Vishal Suri, Managing Director, SOTC Travel
“SOTC Travel advocates for a multi-pronged approach. Albeit interim, the Union Budget offers significant opportunity as a growth accelerator for the travel & tourism sector – a valuable contributor to the country’s GDP and a powerful employment engine. Our ask is a multi-pronged approach:
Coalesce the TCS rate on outbound tours into a single 5% slab to reduce the significant advantage enjoyed by international competitors (exempt from this levy).

Remove the deterrent to technology – in the form of the current TDS that is levied on automated bookings (self-booking tools) for internal/closed user groups such as our Business Travel platforms. This would align with the government’s commitment to ease of doing business and digital adoption, and the larger objective of building a Digital India.We are confident of the government’s continued focus on expediting infra development, especially extension of its Udan Yojana and Vande Bharat routes that ensures regional access and affordability. Connectivity to remote but viable tourism areas creates vibrant new circuits plus meaningful employment that uplifts the entire ecosystem.​ Incentives that promote sustainable travel and tourism are now a critical task as we endeavour to preserve our planet for future generations.

Agriculture

Ashvin Patil, Founder and Director of Biofuels Junction
The inclusion and recognition of those working with agri-residues as feedstock for biofuels in the priority sector lending mandate in the budget can help open up significant financing opportunities for smaller players in the industry and rural entrepreneurs. Currently, aspects like tractor financing are part of priority sector lending, which benefits from lower interest rates. It would not only provide financial impetus to emerging sectors within agriculture but also align with broader goals of sustainability and innovation in agricultural practices. It will also encourage farmers to refrain from stubble burning and contribute to the growing biofuel industry, creating a sustainable cycle of waste-to-wealth.

Advertising and Marketing Sector

Delphin Varghese, Co-founder & Chief Business Officer, AdCounty Media
The Vote on Account interim budget will be presented on February 1, 2024. The full Union Budget for 2024-25 will likely be presented sometime in July 2024, after the new government is formed. The thriving startup culture is expected to lead to investment in the advertising and marketing sector. As witnessed earlier, the union budget aligns with the government’s goal of reaching the GDP threshold of $5 trillion by 2025–2026.
With the correct policy framework, startup culture will continue to thrive. These policies and investments will contribute significantly to inclusive and sustainable growth in Bharat and create jobs. India’s economy is expected to increase by 9.2% in the next fiscal year, which is good news for the whole sector. We also anticipate that media and advertising will grow significantly due to the overall expansion, which was hindered by the pandemic in the previous two years.

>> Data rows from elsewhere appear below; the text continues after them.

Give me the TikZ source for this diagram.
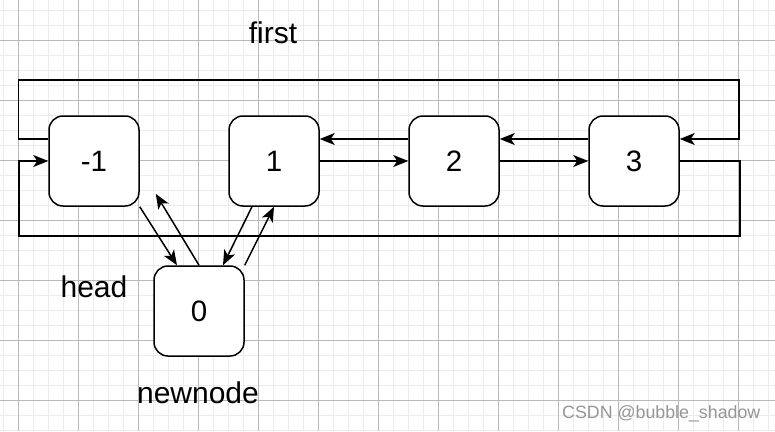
\documentclass[tikz,border=0pt]{standalone}
\usepackage{fontspec}
\setmainfont{Liberation Sans}
\usetikzlibrary{arrows.meta}
\definecolor{minorgrid}{RGB}{236,236,236}
\definecolor{majorgrid}{RGB}{185,185,185}
\definecolor{mark}{RGB}{150,150,150}
\newcommand{\drawgridlines}{
    \foreach \x in {3,18,...,775}{
    \draw[minorgrid, line width=1pt] (\x,0)--(\x,431);
    }
    \foreach \y in {10,25,...,431}{
      \draw[minorgrid, line width=1pt] (0,\y)--(775,\y);
    }
    \foreach \x in {18,78,...,775}{
    \draw[majorgrid, line width=1pt] (\x,0)--(\x,431);
    }
    \foreach \y in {40,100,...,431}{
      \draw[majorgrid, line width=1pt] (0,\y)--(775,\y);
    }
}
\tikzset{
  box/.style={draw, line width=1.5pt, rounded corners=14pt, fill=white,
    minimum width=90pt, minimum height=90pt, inner sep=0pt,
    font=\fontsize{29.5}{35}\selectfont},
  label/.style={anchor=base, inner sep=0pt, font=\fontsize{30}{36}\selectfont},
  link/.style={line width=1.5pt, -{Stealth[length=15pt, width=12pt, inset=4pt]}},
  wire/.style={line width=1.5pt}
}

\begin{document}
\begin{tikzpicture}[x=1pt, y=-1pt]
\useasboundingbox (0,0) rectangle (775,431);
\fill[white] (0,0) rectangle (775,431);
\drawgridlines
% loops round the ring
\coordinate (topR) at (739,80);
\coordinate (botL) at (19,236);
\node[box] (bm1) at (94,161) {-1};
\node[box] (b1) at (274,161) {1};
\node[box] (b2) at (454,161) {2};
\node[box] (b3) at (634,161) {3};
\node[box] (b0) at (199,311) {0};
\draw[link] ([yshift=22pt]bm1.west) -- ++(-30,0) |- (topR) |- ([yshift=22pt]b3.east);
\draw[link] (b3.east) -- ++(60,0) |- (botL) |- (bm1.west);
% next / prev
\draw[link] (b1.east) -- (b2.west);
\draw[link] (b2.east) -- (b3.west);
\draw[link] ([yshift=22pt]b2.west) -- ([yshift=22pt]b1.east);
\draw[link] ([yshift=22pt]b3.west) -- ([yshift=22pt]b2.east);
% new node links
\coordinate (tipm1) at ([shift={(16pt,13pt)}]bm1.south east);
\draw[link] (bm1.south east) -- ([xshift=-22pt]b0.north);
\draw[link] (b0.north) -- (tipm1);
\draw[link] ([xshift=-22pt]b1.south) -- ([xshift=24pt]b0.north);
\draw[link] (b0.north east) -- (b1.south);
% labels
\node[label] (first) at (273,43) {first};
\node[label] (head) at (94,297) {head};
\node[label] (newnode) at (198,403) {newnode};
\node[label, anchor=base west, text=mark, font=\fontsize{17.8}{21}\selectfont] (csdn) at (562,418) {CSDN @bubble\_shadow};
\end{tikzpicture}
\end{document}
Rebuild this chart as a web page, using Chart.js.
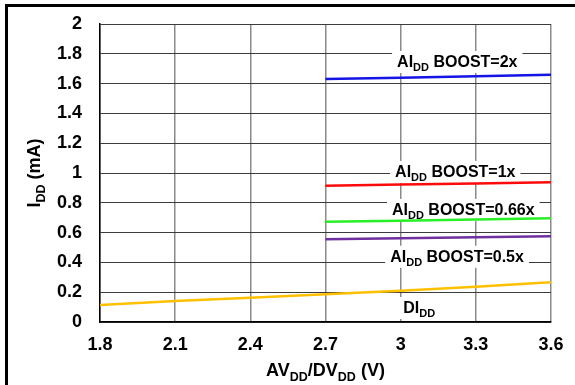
<!DOCTYPE html>
<html>
<head>
<meta charset="utf-8">
<script src="https://cdn.jsdelivr.net/npm/chart.js@4.4.0/dist/chart.umd.min.js"></script>
<style>
  html, body { margin: 0; padding: 0; background: #fff; }
  #wrap { position: relative; width: 575px; height: 385px; }
</style>
</head>
<body>
<div id="wrap"><canvas id="c" width="575" height="385"></canvas></div>
<script>
// ---- data ----
const voltages = [1.8, 2.1, 2.4, 2.7, 3.0, 3.3, 3.6];
const boost2x   = [null, null, null, 1.631, 1.640, 1.650, 1.660];
const boost1x   = [null, null, null, 0.915, 0.923, 0.930, 0.938];
const boost066x = [null, null, null, 0.673, 0.680, 0.688, 0.696];
const boost05x  = [null, null, null, 0.555, 0.562, 0.568, 0.575];
const didd      = [0.114, 0.141, 0.163, 0.186, 0.210, 0.237, 0.266];
const xTicks = [1.8, 2.1, 2.4, 2.7, 3.0, 3.3, 3.6];
const yTicks = [0, 0.2, 0.4, 0.6, 0.8, 1.0, 1.2, 1.4, 1.6, 1.8, 2.0];

// text labels: parts with subscript flags
const seriesLabels = [
  [['AI', false], ['DD', true], [' BOOST=2x', false]],
  [['AI', false], ['DD', true], [' BOOST=1x', false]],
  [['AI', false], ['DD', true], [' BOOST=0.66x', false]],
  [['AI', false], ['DD', true], [' BOOST=0.5x', false]],
  [['DI', false], ['DD', true]]
];
const xTitle = [['AV', false], ['DD', true], ['/DV', false], ['DD', true], [' (V)', false]];
const yTitle = [['I', false], ['DD', true], [' (mA)', false]];

// label anchor points (data coordinates) – layout only
const labelAnchors = [
  {x: 3.226, y: 1.745},
  {x: 3.218, y: 1.007},
  {x: 3.250, y: 0.752},
  {x: 3.225, y: 0.438},
  {x: 3.074, y: 0.094}
];

const FAMILY = "'Liberation Sans', Arial, sans-serif";

function toPts(ys) {
  const out = [];
  voltages.forEach((v, i) => { if (ys[i] !== null) out.push({x: v, y: ys[i]}); });
  return out;
}

function measureParts(ctx, parts, size, subSize) {
  let w = 0;
  parts.forEach(([t, sub]) => {
    ctx.font = 'bold ' + (sub ? subSize : size) + 'px ' + FAMILY;
    w += ctx.measureText(t).width;
  });
  return w;
}
function drawParts(ctx, parts, x, y, size, subSize, subDrop) {
  ctx.textBaseline = 'alphabetic';
  ctx.textAlign = 'left';
  parts.forEach(([t, sub]) => {
    ctx.font = 'bold ' + (sub ? subSize : size) + 'px ' + FAMILY;
    ctx.fillText(t, x, sub ? y + subDrop : y);
    x += ctx.measureText(t).width;
  });
}

const decor = {
  id: 'decor',
  beforeDraw(chart) {
    const ctx = chart.ctx;
    ctx.save();
    ctx.fillStyle = '#fff';
    ctx.fillRect(0, 0, chart.width, chart.height);
    ctx.fillStyle = '#000';
    ctx.fillRect(5, 4, chart.width, 3);
    ctx.fillRect(5, 4, 3, chart.height);
    ctx.restore();
  },
  beforeDatasetsDraw(chart) {
    const ctx = chart.ctx;
    const xs = chart.scales.x, ys = chart.scales.y;
    ctx.save();
    seriesLabels.forEach((parts, i) => {
      const a = labelAnchors[i];
      const cx = xs.getPixelForValue(a.x);
      const cy = ys.getPixelForValue(a.y);
      const w = measureParts(ctx, parts, 16, 11);
      ctx.fillStyle = '#fff';
      ctx.fillRect(cx - w / 2 - 5, cy - 11, w + 10, 22);
    });
    ctx.restore();
  },
  afterDatasetsDraw(chart) {
    const ctx = chart.ctx;
    const xs = chart.scales.x, ys = chart.scales.y;
    ctx.save();
    ctx.fillStyle = '#000';
    seriesLabels.forEach((parts, i) => {
      const a = labelAnchors[i];
      const cx = xs.getPixelForValue(a.x);
      const cy = ys.getPixelForValue(a.y);
      const w = measureParts(ctx, parts, 16, 11);
      drawParts(ctx, parts, cx - w / 2, cy + 5.5, 16, 11, 4);
    });
    const area = chart.chartArea;
    const xw = measureParts(ctx, xTitle, 18, 12.5);
    drawParts(ctx, xTitle, (area.left + area.right) / 2 - xw / 2, 376, 18, 12.5, 4.5);
    const yw = measureParts(ctx, yTitle, 18, 12.5);
    ctx.translate(40, (area.top + area.bottom) / 2);
    ctx.rotate(-Math.PI / 2);
    drawParts(ctx, yTitle, -yw / 2, 0, 18, 12.5, 4.5);
    ctx.restore();
  }
};

const lineDs = (label, ys, color) => ({
  label, data: toPts(ys), borderColor: color, backgroundColor: color,
  borderWidth: 2.5, pointRadius: 0, fill: false, tension: 0
});

new Chart(document.getElementById('c'), {
  type: 'line',
  data: {
    datasets: [
      lineDs('AIDD BOOST=2x', boost2x, '#1414e6'),
      lineDs('AIDD BOOST=1x', boost1x, '#ff0a0a'),
      lineDs('AIDD BOOST=0.66x', boost066x, '#28f028'),
      lineDs('AIDD BOOST=0.5x', boost05x, '#7030a0'),
      lineDs('DIDD', didd, '#ffc000')
    ]
  },
  options: {
    responsive: false,
    animation: false,
    events: [],
    layout: { padding: { left: 0, right: 24, top: 24, bottom: 0 } },
    plugins: { legend: { display: false }, tooltip: { enabled: false } },
    scales: {
      x: {
        type: 'linear', min: 1.8, max: 3.6,
        afterBuildTicks: s => { s.ticks = xTicks.map(v => ({value: v})); },
        afterFit: s => { s.height = 63; s.paddingLeft = 0; s.paddingRight = 0; },
        ticks: { color: '#000', padding: 12, maxRotation: 0,
                 font: { family: FAMILY, size: 18, weight: 'bold' },
                 callback: v => String(+v.toFixed(1)) },
        grid: { color: '#8a8a8a', lineWidth: 1.5, drawTicks: false },
        border: { color: '#000', width: 1.5 }
      },
      y: {
        type: 'linear', min: 0, max: 2,
        afterBuildTicks: s => { s.ticks = yTicks.map(v => ({value: v})); },
        afterFit: s => { s.width = 100; s.paddingTop = 0; s.paddingBottom = 0; },
        ticks: { color: '#000', padding: 18,
                 font: { family: FAMILY, size: 18, weight: 'bold' },
                 callback: v => String(+v.toFixed(1)) },
        grid: { color: '#3c3c3c', lineWidth: 1, drawTicks: false },
        border: { color: '#000', width: 1.5 }
      }
    }
  },
  plugins: [decor]
});
</script>
</body>
</html>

Highway advertising is growing as a very strong option for brand marketing across several sectors, providing a new dimension to expanding the out-of-home industry. SMEs and startups are a major source of revenue for the advertising industry. This market could profit from tax advantages, subsidies, or easily accessible credit for digital marketing and e-commerce training. Campaigns displaying Indian products and services in foreign markets should be backed to encourage economic diversification and increase exports.